Digital tapestry on wooden stretcher.
Limited edition of eight.
Commissions by application to the artist.
This piece references Jacques le Moyne de Morgues’ A Young Daughter of the Picts watercolour from c 1585. Le Moyne de Morgues who had sailed to Florida as the ship’s botanical artist had come back with sketchbooks full of paintings of exotic “New World’ flowers.
On return he had created a series of imagined portraits of Scottish indigenous people in the form of Pictish warriors, including armed women. However, this woman was adorned not with native Scottish floral blue tattooes derived from Woad pigments, but his full colour painted flowers from Florida.
I had admired this image for many years. But I felt there was also an opportunity to retell the story. As we know, indigenous peoples all over the world have been marginalised, colonised and oppressed. It is calculated that only 6% of the global human population remain indigenous, despite the fact that they manage of roughly 20-25% of the earth’s land surface. Civilisation has cast them out.

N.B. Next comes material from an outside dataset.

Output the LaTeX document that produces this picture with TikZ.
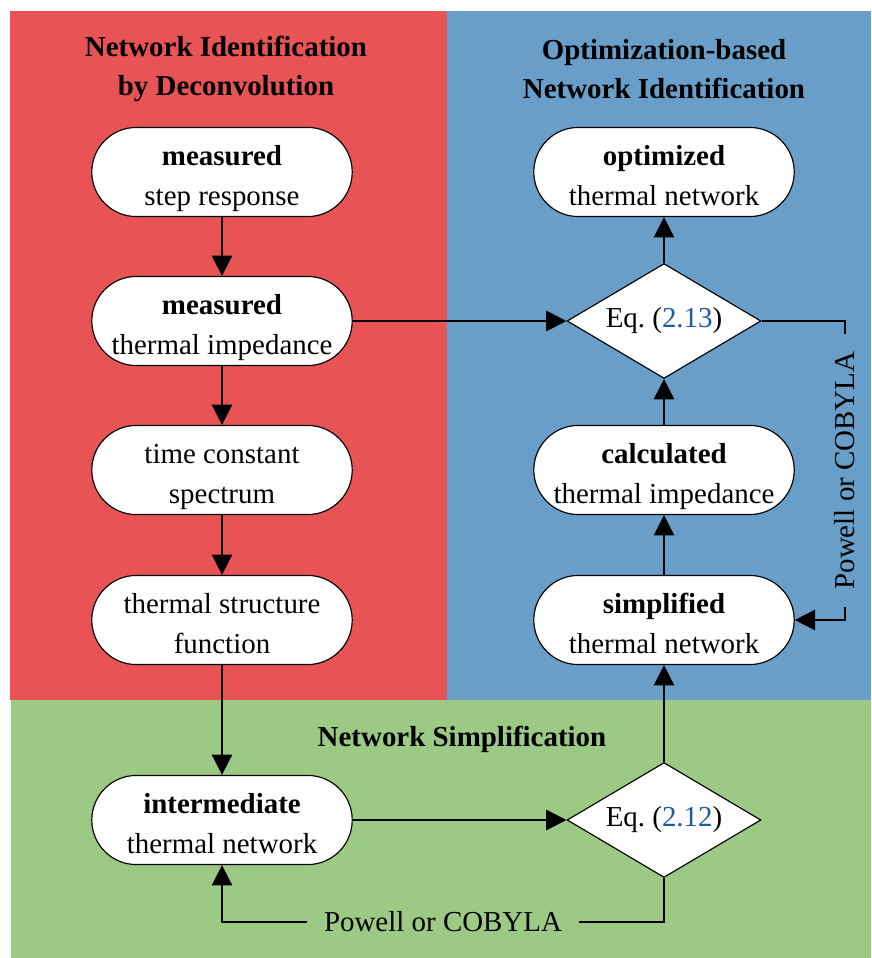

It felt appropriate to incorporate this into the image, replacing her face with an image of her own demise. The naked woman, adorned with tattooes in warrior pose presented an iconic image of female fertility and strength, along with this symbol of the demise of her long- gone culture. How alike our own culture was the Pictish culture? Like their culture, would ours eventually disappear too?